よく、人間の乱獲によって狩られたことが「かわいそう」であり、保護が必要だと述べる声も聞かれる。
しかし、考えてみれば動物が絶滅するのは(人間も含めて)普通であり、食用など、際限なく要求されるものについて、狩りやすい動物を狩ることそれ自体は、人間に限らず、様々な動物の行っていることである。
では、なぜ人間だけが、狩猟を「悪」とされたり、絶滅の主たる原因として邪悪な存在にされてしまうのだろう。
この理由は、人間という生物の「特徴」である、管理する能力の高さに原因があるように思える。

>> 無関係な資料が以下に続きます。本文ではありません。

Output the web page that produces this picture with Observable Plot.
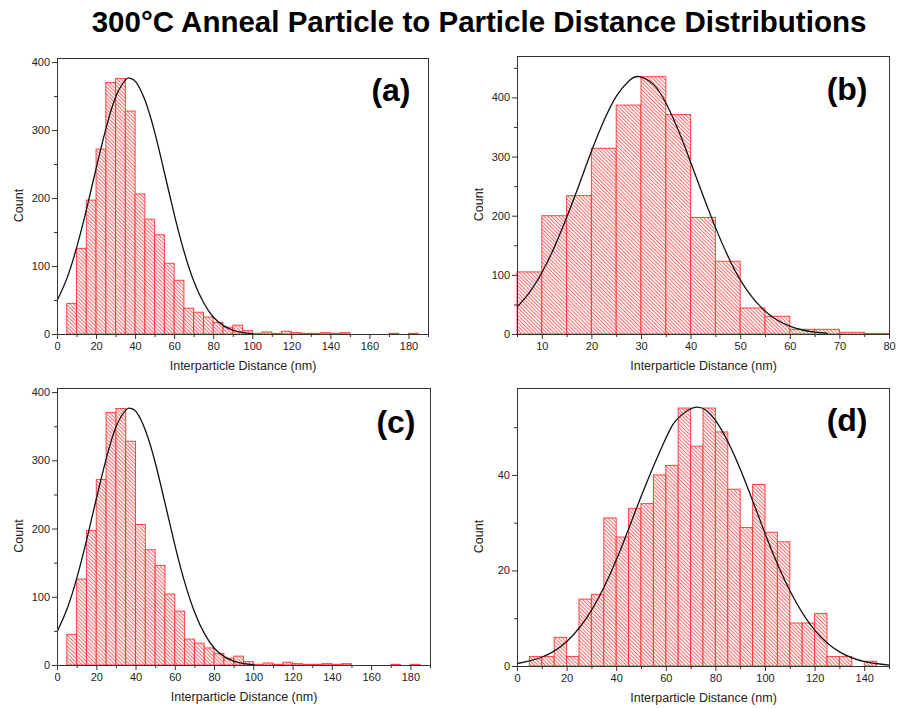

人間という生物には、生物を管理し、支配する能力がある。高い知能と発達した理性、手先の器用さから生み出される高度な文化的発展は、他の生物に類を見ない特徴であるが、それ故に、どの様な環境にも適応する能力を持っている。しかし、それは、際限なく生息域を広げる能力があるという事であり、また、個体の身体能力自体は高くないため、周囲を変容させる力によって、生息域を広げざるを得なかった。
この反動として、人間は爆発的な増加の代償として、管理可能な自然環境の多くを侵略してしまった。
その一方で、彼らは、目的を保護する為に管理する能力も持っている。つまり、彼らには、危機的状況にある生物を、ある程度管理することによって、ある程度その速度を遅くする能力も持っている。それだけに、他の生物よりも、絶滅を回避させる能力も、本来であれば持ち合わせているはずなのである。
勿論、無理なものは無理であるし、人間だけがこのような高度な能力を持っているのだから、保護しなければ「かわいそう」などという自惚れた姿勢を肯定することはできない。所詮一生物に過ぎない人間に、期待するだけ無駄なのかもしれない。
それでも、人間はいつか、この管理する能力と真摯に向かい合う必要が出てくるであろう。現在人間にとって有用な生物だけを地球上に存続させるとしたら、人間の絶滅までの時間は急速に速くなるかもしれない。
無際限な狩猟と絶滅の対価は、単に「出会えない」という事を指すわけではない。未曽有の災害に見舞われた時に、もしかしたら生き残ったかもしれない動物資源の「可能性の幅」を狭めてしまうのである。それはちょうど、人間の遺伝的多様性の低さと同じように、絶滅のロールを早めてしまうかもしれない。
それでも、私見では、今後もたくさんの生物を絶滅させてしまうだろう。何故なら、人間は、所詮「ホモ・サピエンス」でしかないのだから。
ごめんなさいと言えとは言いませんが、せめて思い出してあげて下さいね。